Liberia’s on-air broadcasters grapple with enunciation challenges

Liberia-based broadcasters in post-civil war Liberia are receiving their share of criticisms for wrongly pronounced English words coming out of the radio or television set.

There are several critics.

One of the critics is Sister Mary Laurene, a distinguished and nationally popular Liberian enunciator and diction coach, and current president of Catholic Church-run Stella Maris Polytechnic University in Monrovia.

Her name has entered different public discourses several times for calling attention of on-air newscasters and program producers over Radio Veritas and Teach FM to “wrongly pronounced English words”. The first of the two mentioned institutions is for the Catholic Church in Liberia; the second is owned by the Stella Maris Polytechnic University for training of students in the Institution’s Mass Communications Department.

Many other good-English enthusiasts complain everyday on what causes ‘irritation’ to the Stella Maris Polytechnic president.

Poor enunciation of English words is a “societal thing” in Liberia — even  classroom teachers and (majority of) members of the Country’s Legislators communicate in flawed English when they are in formal discourse, in the classroom or at Legislative Sessions.

The situation in most homes is no better, as parents or guardians communicate in ‘mutilated English’ (popularly called ‘chapping’ in Liberian parlance) to their children or wards.

This ‘ugly Linguistic tag’ is displayed in oral presentations by (majority of) Liberia’s representatives at International Forums.

The greatest challenge are words that begin with or end with “th” and the “al” ending of words. For the “th”-word, the sounds that come from the mouth of majority of Liberian broadcasters is “ted”, while “cor” comes out when the “al” is being pronounced.

The problem is also common with newscasters and program presenters at radio/television owned by veteran broadcasters.

Research has revealed that a wrongly pronounced word gives a different meaning to a person monitoring the news on the radio, than what the broadcaster or program presenter meant.

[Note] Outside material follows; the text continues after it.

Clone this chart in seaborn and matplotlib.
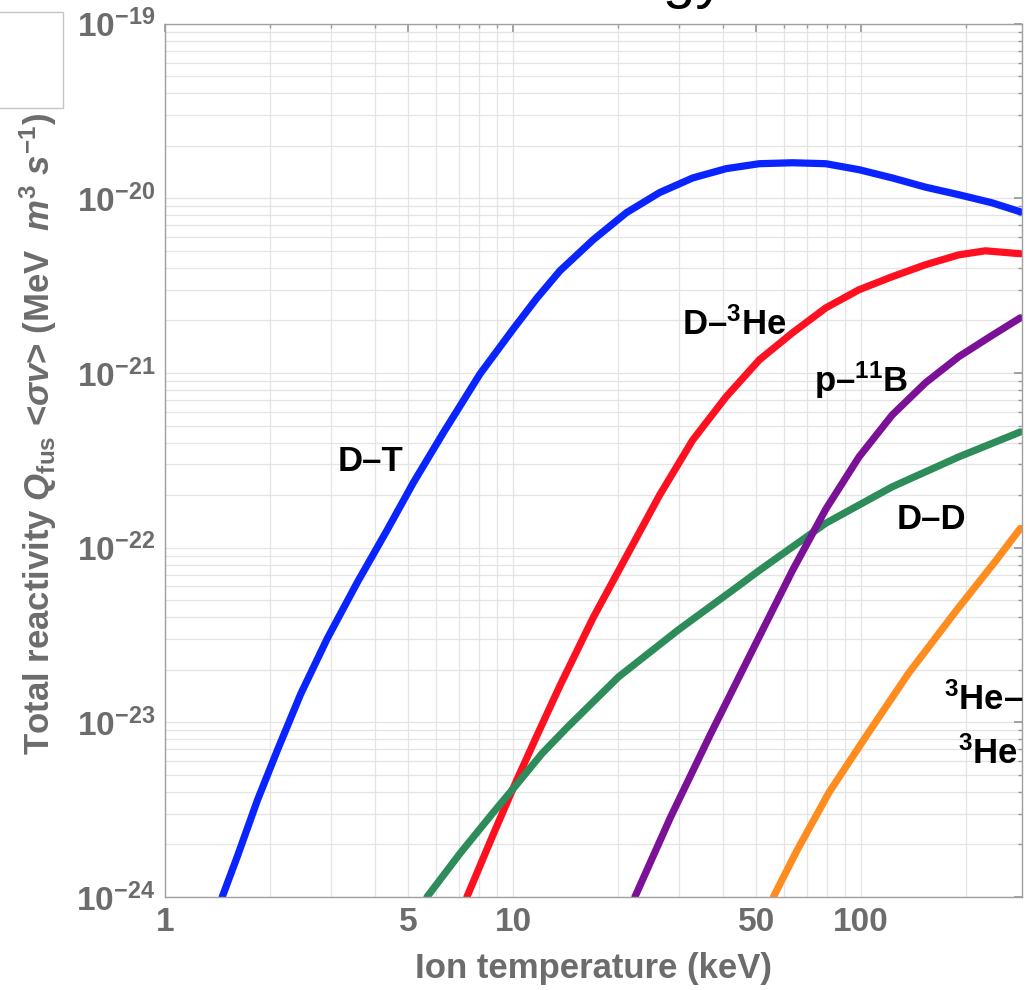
import numpy as np
import pandas as pd
import matplotlib
matplotlib.use("Agg")
import matplotlib.pyplot as plt
import matplotlib.ticker as mticker
from matplotlib.patches import Rectangle
import seaborn as sns

# values (T in keV, reactivity in MeV m^3 s^-1)
dt_T = [1.46, 1.616, 1.844, 2.103, 2.453, 2.926, 3.566, 4.346, 5.180, 6.314, 8.04, 10.02, 11.7, 13.64, 16.99,
        21.17, 26.38, 32.86, 40.96, 51.03, 63.56, 79.2, 98.7, 122.9, 153.2, 190.9, 237.8, 287]
dt_R = [1.0e-24, 1.72e-24, 3.59e-24, 6.92e-24, 1.45e-23, 3.02e-23, 6.31e-23, 1.26e-22, 2.37e-22, 4.57e-22,
        9.89e-22, 1.79e-21, 2.68e-21, 3.85e-21, 5.79e-21, 8.28e-21, 1.08e-20, 1.31e-20, 1.48e-20, 1.58e-20,
        1.60e-20, 1.58e-20, 1.46e-20, 1.31e-20, 1.16e-20, 1.05e-20, 9.44e-21, 8.38e-21]

dhe_T = [7.37, 8.78, 10.1, 11.69, 13.64, 17.0, 21.17, 26.38, 32.86, 40.96, 51.03, 63.56, 79.2, 98.7,
         122.9, 153.2, 190.9, 227.7, 287]
dhe_R = [1.0e-24, 2.29e-24, 4.37e-24, 8.32e-24, 1.62e-23, 3.98e-23, 8.91e-23, 2.00e-22, 4.14e-22, 7.31e-22,
         1.19e-21, 1.70e-21, 2.36e-21, 3.00e-21, 3.56e-21, 4.17e-21, 4.75e-21, 5.01e-21, 4.82e-21]

dd_T = [5.66, 7.05, 8.78, 10.25, 12.1, 14.3, 20.1, 29.9, 44.4, 51.03, 79.2, 122.9, 190.9, 287]
dd_R = [1.0e-24, 1.78e-24, 3.05e-24, 4.41e-24, 6.61e-24, 9.33e-24, 1.82e-23, 3.39e-23, 6.03e-23, 7.41e-23,
        1.38e-22, 2.23e-22, 3.31e-22, 4.60e-22]

pb_T = [22.4, 28.4, 36.9, 48.1, 63.56, 79.2, 98.7, 122.9, 153.2, 190.9, 237.8, 287]
pb_R = [1.0e-24, 2.88e-24, 8.51e-24, 2.45e-23, 7.41e-23, 1.66e-22, 3.31e-22, 5.75e-22, 8.79e-22, 1.24e-21,
        1.64e-21, 2.07e-21]

hehe_T = [56.0, 65.6, 81.0, 105, 137, 188, 245, 287]
hehe_R = [1.0e-24, 1.86e-24, 3.98e-24, 8.71e-24, 1.91e-23, 4.37e-23, 8.51e-23, 1.29e-22]

reactions = ["D-T", "D-3He", "D-D", "p-11B", "3He-3He"]
colors = ["#0a24ff", "#ff1020", "#2e8b5a", "#7a1196", "#ff8c1e"]

x_ticks = [1, 5, 10, 50, 100]
x_ticklabels = ["1", "5", "10", "50", "100"]
y_exps = [-24, -23, -22, -21, -20, -19]

labels = [
    (r"D–T", 3.89, 3.1e-22),
    (r"D–$^{3}$He", 43.3, 1.9e-21),
    (r"p–$^{11}$B", 100, 9.1e-22),
    (r"D–D", 159, 1.45e-22),
    (r"$^{3}$He–", 225, 1.35e-23),
    (r"$^{3}$He", 232, 6.6e-24),
]

frames = []
for name, T, R in zip(reactions, [dt_T, dhe_T, dd_T, pb_T, hehe_T], [dt_R, dhe_R, dd_R, pb_R, hehe_R]):
    frames.append(pd.DataFrame({"T": T, "R": R, "reaction": name}))
df = pd.concat(frames, ignore_index=True)

sns.set_theme(style="white")
plt.rcParams["font.family"] = ["Liberation Sans", "DejaVu Sans"]
plt.rcParams["mathtext.fontset"] = "custom"
plt.rcParams["mathtext.default"] = "regular"
plt.rcParams["mathtext.rm"] = "Liberation Sans:bold"
plt.rcParams["mathtext.it"] = "Liberation Sans:italic:bold"
plt.rcParams["mathtext.bf"] = "Liberation Sans:bold"

gray = "#6c6c6c"
fig = plt.figure(figsize=(10.25, 9.9), dpi=100)
ax = fig.add_axes([0.161, 0.094, 0.836, 0.882])

sns.lineplot(data=df, x="T", y="R", hue="reaction", palette=dict(zip(reactions, colors)),
             linewidth=5.2, legend=False, ax=ax, solid_capstyle="round", solid_joinstyle="round")

ax.set_xscale("log")
ax.set_yscale("log")
ax.set_xlim(1, 290)
ax.set_ylim(1e-24, 1e-19)

ax.set_xticks(x_ticks)
ax.set_xticklabels(x_ticklabels)
ax.xaxis.set_minor_locator(mticker.LogLocator(base=10, subs=np.arange(2, 10), numticks=20))
ax.xaxis.set_minor_formatter(mticker.NullFormatter())
ax.set_yticks([10.0 ** e for e in y_exps])
ax.set_yticklabels([r"10$^{%d}$" % e for e in y_exps])
ax.yaxis.set_minor_locator(mticker.LogLocator(base=10, subs=np.arange(2, 10), numticks=20))
ax.yaxis.set_minor_formatter(mticker.NullFormatter())

ax.grid(which="both", color="#e4e4e4", linewidth=0.9)
ax.tick_params(which="both", direction="in", top=True, right=True, color="#999999")
ax.tick_params(which="major", length=6, labelsize=24, labelcolor=gray, pad=7)
ax.tick_params(which="minor", length=3)
for lab in ax.get_xticklabels() + ax.get_yticklabels():
    lab.set_fontweight("bold")
for sp in ax.spines.values():
    sp.set_color("#a0a0a0")
    sp.set_linewidth(1.0)

ax.set_xlabel("Ion temperature (keV)", fontsize=25, fontweight="bold", color=gray, labelpad=10)
ax.set_ylabel(r"Total reactivity $\mathit{Q}_{fus}$ <$\mathit{\sigma v}$> (MeV  $\mathit{m}^{3}$ $\mathit{s}^{-1}$)",
              fontsize=25, fontweight="bold", color=gray)
ax.yaxis.set_label_coords(-0.124, 0.53)

for txt, tx, ty in labels:
    ax.text(tx, ty, txt, fontsize=25, fontweight="bold", color="black", ha="center", va="center")

# leftovers of the surrounding page, cropped at the edges
fig.patches.append(Rectangle((-0.01, 0.891), 0.071, 0.097, transform=fig.transFigure,
                             facecolor="white", edgecolor="#c4c4c4", linewidth=1.0))
fig.text(0.707, 1.003, "energy", fontsize=42, color="black", ha="right", va="baseline")

fig.savefig("out.png", dpi=100)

English-speaking foreigners on visit in Liberia are at the most disadvantageous end of the ‘misinformation’ through wrongly pronounced/enunciated words from Liberian newscasters or program producers voices coming out from the radio or mobile phone with them.

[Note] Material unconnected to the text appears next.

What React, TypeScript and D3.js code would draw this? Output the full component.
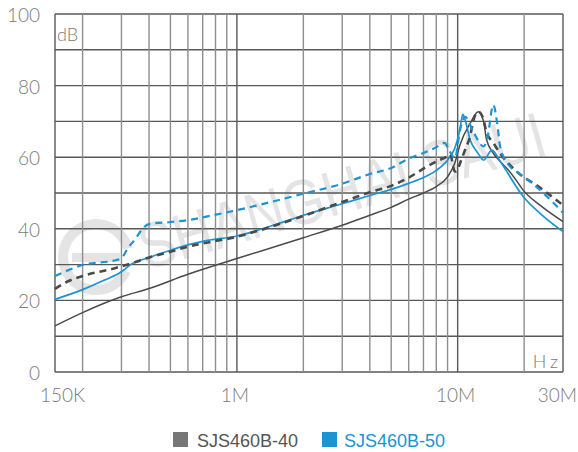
import React from 'react';
import * as d3 from 'd3';

const W = 578;
const H = 452;

// Grid and axis definitions
const gridFreqs = [2e5, 3e5, 4e5, 5e5, 6e5, 7e5, 8e5, 9e5, 1e6, 2e6, 3e6, 4e6, 5e6, 6e6, 7e6, 8e6, 9e6, 1e7, 2e7];
const decadeFreqs = [1e6, 1e7];
const gridLevels = [0, 10, 20, 30, 40, 50, 60, 70, 80, 90, 100];
const yTickValues = [0, 20, 40, 60, 80, 100];
const xTickFreqs = [1.5e5, 1e6, 1e7, 3e7];
const xTickLabels = ['150K', '1M', '10M', '30M'];

const seriesNames = ['SJS460B-40', 'SJS460B-50'];

// SJS460B-40, solid trace
const s40SolidFreq = [1.5e5, 2e5, 3e5, 4e5, 6e5, 1e6, 2e6, 3e6, 4e6, 5e6, 6e6, 7e6, 8e6, 9e6, 9.7e6, 10.25e6, 11.4e6, 12.4e6, 13.1e6, 13.5e6, 14.5e6, 15.6e6, 16.7e6, 18.5e6, 19.8e6, 23.6e6, 30e6];
const s40SolidDb = [12.9, 16.6, 21.0, 23.3, 27.3, 31.7, 37.5, 41.0, 43.8, 46.0, 48.3, 50.0, 51.8, 54.5, 58.3, 63.5, 69.5, 72.7, 70.0, 65.0, 61.1, 58.8, 56.9, 53.4, 50.8, 46.6, 42.0];

// SJS460B-40, dashed trace
const s40DashFreq = [1.5e5, 1.7e5, 2e5, 2.8e5, 3.5e5, 4e5, 5e5, 6e5, 1e6, 2e6, 3e6, 4e6, 5e6, 6e6, 7e6, 8e6, 9e6, 9.25e6, 9.7e6, 10e6, 10.25e6, 10.8e6, 11.4e6, 11.8e6, 12.4e6, 13.1e6, 13.5e6, 14.5e6, 15.6e6, 18.5e6, 23.6e6, 30e6];
const s40DashDb = [23.2, 25.2, 26.8, 29.0, 30.8, 32.0, 33.6, 35.0, 37.8, 43.6, 47.5, 50.2, 52.0, 54.3, 56.8, 58.8, 60.3, 60.8, 56.0, 56.5, 58.3, 62.0, 66.0, 70.4, 72.7, 70.5, 67.0, 64.0, 61.0, 56.0, 51.5, 46.6];

// SJS460B-50, solid trace
const s50SolidFreq = [1.5e5, 2e5, 2.5e5, 3e5, 3.3e5, 4e5, 5e5, 6e5, 7e5, 1e6, 1.5e6, 2e6, 3e6, 4e6, 5e6, 6e6, 7e6, 8e6, 9.2e6, 9.7e6, 10.25e6, 10.55e6, 10.8e6, 11.4e6, 12.4e6, 13.1e6, 14.3e6, 15.6e6, 19.8e6, 23.6e6, 30e6];
const s50SolidDb = [20.3, 23.0, 25.6, 28.0, 30.0, 32.0, 34.0, 35.5, 36.5, 38.0, 41.2, 43.8, 47.0, 49.3, 51.0, 52.7, 54.3, 56.3, 60.0, 62.5, 68.0, 72.0, 70.5, 64.8, 61.0, 59.2, 62.0, 58.8, 49.0, 44.3, 39.2];

// SJS460B-50, dashed trace
const s50DashFreq = [1.5e5, 2e5, 2.85e5, 3e5, 3.2e5, 3.5e5, 3.7e5, 4e5, 5e5, 6e5, 7e5, 1e6, 2e6, 3e6, 4e6, 5e6, 6e6, 7e6, 8e6, 8.7e6, 9.23e6, 9.72e6, 10.25e6, 10.8e6, 11.8e6, 13.1e6, 13.6e6, 14.5e6, 15.1e6, 15.6e6, 17.3e6, 18.5e6, 22e6, 30e6];
const s50DashDb = [26.8, 29.9, 31.3, 31.8, 34.5, 37.5, 39.7, 41.3, 41.9, 42.4, 43.2, 45.2, 49.8, 52.6, 55.3, 57.0, 59.6, 61.2, 62.8, 64.0, 61.5, 59.7, 67.6, 71.3, 67.0, 63.0, 65.0, 74.6, 69.5, 62.7, 57.3, 56.0, 52.5, 44.5];

const GRAY = '#4a4a4a';
const BLUE = '#1c94d2';
const GRID_DARK = '#585858';
const GRID_LIGHT = '#8e8e8e';
const LABEL = '#7a7a7a';
const TICK_FONT = 'Lato, "Noto Sans", sans-serif';

export default function App() {
  const x = d3.scaleLog().domain([1.5e5, 3e7]).range([55, 563]);
  const y = d3.scaleLinear().domain([0, 100]).range([372, 14]);

  const path = (f: number[], v: number[]) =>
    d3
      .line<number>()
      .x((_, i) => x(f[i]))
      .y((d) => y(d))
      .curve(d3.curveMonotoneX)(v) as string;

  const [x0, x1] = x.range();
  const [y0, y1] = y.range();

  // Watermark geometry
  const wmAngle = -16;
  const logoCx = 96;
  const logoCy = 257;
  const logoR = 33;
  const ring = d3
    .arc()
    .innerRadius(logoR - 5)
    .outerRadius(logoR + 5)
    .startAngle((115 * Math.PI) / 180)
    .endAngle(((360 + 75) * Math.PI) / 180);

  return (
    <svg width={W} height={H} style={{ position: 'absolute', left: 0, top: 0, background: '#fff' }}>
      {/* watermark */}
      <g fill="#e4e4e4">
        <path d={ring({} as any) as string} transform={`translate(${logoCx},${logoCy})`} />
        <rect x={logoCx - 24} y={logoCy - 4} width={48} height={9} />
        <text
          x={146}
          y={270}
          transform={`rotate(${wmAngle},146,270)`}
          fontFamily='"Liberation Sans", Arial, sans-serif'
          fontSize={64}
          textLength={420}
          lengthAdjust="spacingAndGlyphs"
        >
          SHANGHAI SAUI
        </text>
      </g>

      {/* horizontal grid */}
      {gridLevels.map((v) => (
        <line key={'h' + v} x1={x0} x2={x1} y1={y(v)} y2={y(v)} stroke={GRID_DARK} strokeWidth={1.4} />
      ))}
      {/* vertical grid */}
      {gridFreqs.map((f) => (
        <line
          key={'v' + f}
          x1={x(f)}
          x2={x(f)}
          y1={y1}
          y2={y0}
          stroke={decadeFreqs.includes(f) ? GRID_DARK : GRID_LIGHT}
          strokeWidth={1.4}
        />
      ))}
      <line x1={x0} x2={x0} y1={y1} y2={y0} stroke={GRID_DARK} strokeWidth={1.4} />
      <line x1={x1} x2={x1} y1={y1} y2={y0} stroke={GRID_DARK} strokeWidth={1.4} />

      {/* traces */}
      <path d={path(s40SolidFreq, s40SolidDb)} fill="none" stroke={GRAY} strokeWidth={1.5} />
      <path d={path(s50SolidFreq, s50SolidDb)} fill="none" stroke={BLUE} strokeWidth={1.7} />
      <path d={path(s40DashFreq, s40DashDb)} fill="none" stroke={GRAY} strokeWidth={2.6} strokeDasharray="7 5" />
      <path d={path(s50DashFreq, s50DashDb)} fill="none" stroke={BLUE} strokeWidth={2.2} strokeDasharray="7 5" />

      {/* y tick labels */}
      {yTickValues.map((v) => (
        <text
          key={'yl' + v}
          x={40}
          y={y(v) + 8}
          textAnchor="end"
          fontFamily={TICK_FONT}
          fontWeight={300}
          fontSize={19}
          fill={LABEL}
        >
          {v}
        </text>
      ))}
      <text x={57} y={41} fontFamily={TICK_FONT} fontWeight={300} fontSize={18} fill={LABEL}>
        dB
      </text>
      <text x={562} y={368} textAnchor="end" fontFamily={TICK_FONT} fontWeight={300} fontSize={18} letterSpacing={4} fill={LABEL}>
        Hz
      </text>

      {/* x tick labels */}
      {xTickFreqs.map((f, i) => {
        const last = i === xTickFreqs.length - 1;
        const first = i === 0;
        return (
          <text
            key={'xl' + f}
            x={first ? x(f) - 15 : last ? x(f) + 14 : x(f) - 2}
            y={402}
            textAnchor={first ? 'start' : last ? 'end' : 'middle'}
            fontFamily={TICK_FONT}
            fontWeight={300}
            fontSize={19}
            fill={LABEL}
          >
            {xTickLabels[i]}
          </text>
        );
      })}

      {/* legend */}
      <rect x={173} y={432} width={15} height={15} fill="#777" />
      <text x={197} y={447} fontFamily='"Liberation Sans", Arial, sans-serif' fontSize={18} fill="#555">
        {seriesNames[0]}
      </text>
      <rect x={322} y={432} width={15} height={15} fill={BLUE} />
      <text x={344} y={447} fontFamily='"Liberation Sans", Arial, sans-serif' fontSize={18} fill={BLUE}>
        {seriesNames[1]}
      </text>
    </svg>
  );
}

For clarity of English words by Radio journalists, many Liberians look only to the Press Union of Liberia (PUL) and the Center for Media Studies & Peacebuilding (CEMESP) as ‘equipper’ for perfection.

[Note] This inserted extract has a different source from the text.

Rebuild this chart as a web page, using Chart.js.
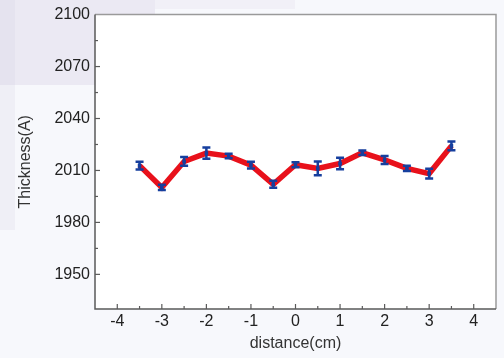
<!DOCTYPE html>
<html lang="en">
<head>
    <meta charset="UTF-8">
    <title>Thickness vs distance</title>
    <script src="https://cdn.jsdelivr.net/npm/chart.js"></script>
    <style>
        html, body { margin: 0; padding: 0; background: #f7f8fc; }
        #wrap { width: 504px; height: 358px; }
    </style>
</head>
<body>
    <div id="wrap"><canvas id="thicknessChart" width="504" height="358"></canvas></div>

    <script>
        // values
        const distance = [-3.5, -3, -2.5, -2, -1.5, -1, -0.5, 0, 0.5, 1, 1.5, 2, 2.5, 3, 3.5];
        const thickness = [2012.8, 2000.2, 2015.2, 2020.0, 2018.3, 2013.1, 2002.0, 2013.3, 2011.2, 2014.0, 2020.2, 2016.1, 2011.2, 2008.2, 2024.2];
        const thicknessErr = [2.3, 1.5, 2.5, 3.2, 1.3, 2.0, 2.0, 1.5, 4.0, 3.3, 1.3, 2.3, 1.5, 2.8, 2.5];

        const font = { family: '"Liberation Sans", Arial, sans-serif', size: 16 };

        // page background and frame of the plot
        const backdrop = {
            id: 'backdrop',
            beforeDraw(chart) {
                const ctx = chart.ctx;
                const a = chart.chartArea;
                ctx.save();
                ctx.fillStyle = '#f7f8fc';
                ctx.fillRect(0, 0, chart.width, chart.height);
                ctx.fillStyle = '#ebe9f3';
                ctx.fillRect(0, 0, 155, 85);
                ctx.fillStyle = '#e5e3ef';
                ctx.fillRect(0, 0, 15, 85);
                ctx.fillStyle = '#efeff6';
                ctx.fillRect(0, 85, 15, 145);
                ctx.fillStyle = '#f1f0f7';
                ctx.fillRect(155, 0, 140, 9);
                ctx.fillStyle = '#ffffff';
                ctx.fillRect(a.left, a.top, a.right - a.left, a.bottom - a.top);
                ctx.restore();
            },
            afterDraw(chart) {
                const ctx = chart.ctx;
                const a = chart.chartArea;
                const xs = chart.scales.x, ys = chart.scales.y;
                ctx.save();
                ctx.lineWidth = 1.5;
                ctx.strokeStyle = '#9a9a9a';
                ctx.beginPath();
                ctx.moveTo(a.left, a.top);
                ctx.lineTo(a.right, a.top);
                ctx.lineTo(a.right, a.bottom);
                ctx.stroke();
                ctx.strokeStyle = '#5a5a5a';
                ctx.beginPath();
                ctx.moveTo(a.left, a.top);
                ctx.lineTo(a.left, a.bottom);
                ctx.lineTo(a.right, a.bottom);
                ctx.stroke();
                // inward tick marks
                ctx.lineWidth = 1.2;
                ys.ticks.forEach(t => {
                    if (t.value <= ys.min || t.value >= ys.max) return;
                    const y = ys.getPixelForValue(t.value);
                    const len = t.value % 30 === 0 ? 5 : 3;
                    ctx.beginPath();
                    ctx.moveTo(a.left, y);
                    ctx.lineTo(a.left + len, y);
                    ctx.stroke();
                });
                xs.ticks.forEach(t => {
                    if (t.value <= xs.min || t.value >= xs.max) return;
                    const x = xs.getPixelForValue(t.value);
                    const len = Number.isInteger(t.value) ? 5 : 3;
                    ctx.beginPath();
                    ctx.moveTo(x, a.bottom);
                    ctx.lineTo(x, a.bottom - len);
                    ctx.stroke();
                });
                ctx.restore();
            }
        };

        // vertical error bars with caps
        const errorBars = {
            id: 'errorBars',
            afterDatasetsDraw(chart) {
                const ctx = chart.ctx;
                const xs = chart.scales.x, ys = chart.scales.y;
                ctx.save();
                ctx.strokeStyle = '#163f9e';
                ctx.lineWidth = 2.5;
                distance.forEach((d, i) => {
                    const x = xs.getPixelForValue(d);
                    const yHi = ys.getPixelForValue(thickness[i] + thicknessErr[i]);
                    const yLo = ys.getPixelForValue(thickness[i] - thicknessErr[i]);
                    ctx.beginPath();
                    ctx.moveTo(x, yHi);
                    ctx.lineTo(x, yLo);
                    ctx.moveTo(x - 4, yHi);
                    ctx.lineTo(x + 4, yHi);
                    ctx.moveTo(x - 4, yLo);
                    ctx.lineTo(x + 4, yLo);
                    ctx.stroke();
                });
                ctx.restore();
            }
        };

        new Chart(document.getElementById('thicknessChart'), {
            type: 'scatter',
            data: {
                datasets: [{
                    data: distance.map((d, i) => ({ x: d, y: thickness[i] })),
                    showLine: true,
                    borderColor: '#e8111b',
                    borderWidth: 5.5,
                    pointStyle: 'rect',
                    pointRadius: 2.5,
                    pointBackgroundColor: '#163f9e',
                    pointBorderWidth: 0,
                }]
            },
            options: {
                responsive: false,
                animation: false,
                events: [],
                layout: { padding: { left: 11, right: 8, top: 13, bottom: 0 } },
                plugins: {
                    legend: { display: false },
                    tooltip: { enabled: false }
                },
                scales: {
                    x: {
                        type: 'linear',
                        min: -4.5,
                        max: 4.5,
                        grid: { display: false, drawTicks: false },
                        border: { display: false },
                        afterBuildTicks: s => { s.ticks = s.ticks.filter(t => t.value > -4.5 && t.value < 4.5); },
                        ticks: {
                            stepSize: 0.5,
                            autoSkip: false,
                            maxRotation: 0,
                            padding: 3,
                            color: '#222',
                            font: font,
                            callback: v => Number.isInteger(v) ? String(v) : ''
                        },
                        title: {
                            display: true,
                            text: 'distance(cm)',
                            color: '#333',
                            font: font,
                            padding: { top: 2, bottom: 5 }
                        },
                        afterFit: s => { s.height = 49; }
                    },
                    y: {
                        min: 1930,
                        max: 2100,
                        grid: { display: false, drawTicks: false },
                        border: { display: false },
                        afterBuildTicks: s => { s.ticks = s.ticks.filter(t => t.value % 15 === 0); },
                        ticks: {
                            stepSize: 15,
                            padding: 5,
                            color: '#222',
                            font: font,
                            callback: v => v % 30 === 0 ? String(v) : ''
                        },
                        title: {
                            display: true,
                            text: 'Thickness(A)',
                            color: '#333',
                            font: font,
                            padding: { top: 5, bottom: 4 }
                        },
                        afterFit: s => { s.width = 84; }
                    }
                }
            },
            plugins: [backdrop, errorBars]
        });
    </script>
</body>
</html>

“I remember only one CEMESP’s media training Workshop where we focused on basic English and grammar knowledge. We haven’t organized a workshop for the teaching of phonetics for radio journalists,” Mr. Malcolm W. Joseph, Executive Director of CEMESP, explained to radioinfo.africa at his office, on Benson Street, Monrovia this week.

The Press Union of Liberia (PUL) had organized a “standard pronunciation workshop” in partnership with the Mass Communications Department of the University of Liberia in  2004, Mr. Daniel Nyakona, PUL’s Vice President, told radioinfo.africa during an interview at his office at the Union’s Headquarters on Clay Street, Monrovia.

“The phonics training went across journalists from the print and electronic media, and many of the participants were taken to America for training on standard pronunciation,” Mr. Nyakona, who had served as Secretary General in three successive leaderships in the past, added.

Popular eloquent-speaking senior broadcasters, trained in pre-civil war Liberia, have come in to tutor their younger colleagues with the enunciation challenge, Mr. Nyakona recalled.

“One of the senior colleagues is Martin Brown. He does straight practical teaching: Put a trainee behind a microphone in his personal studio and keenly listen to the trainee’s pronunciation. When you mispronounced a word, he pulls you from the microphone, brings you back into the training room, and drills you through each of the English words you have mispronounced when you were on air,” Mr. Nyakona explained.

However, the PUL Vice President implicitly expressed his disappointment in the majority of radio journalists’ continued exhibition of ignorance of diction knowledge, in spite of constant tutorials by experienced pronouncers or enunciators.

“You can’t teach a old dog new traits,” he lamented to radioinfo.africa.

The eloquence of pioneers can be resuscitated with regular mentoring based on empathy.

In post-war Liberia, when you talk about the pioneers — wave-making broadcasters of pre-war Liberia, some of the names to come would be Martin Brown, Kwame Clement, and Charles Gbeyon. They should serve as a model for contemporary broadcasters.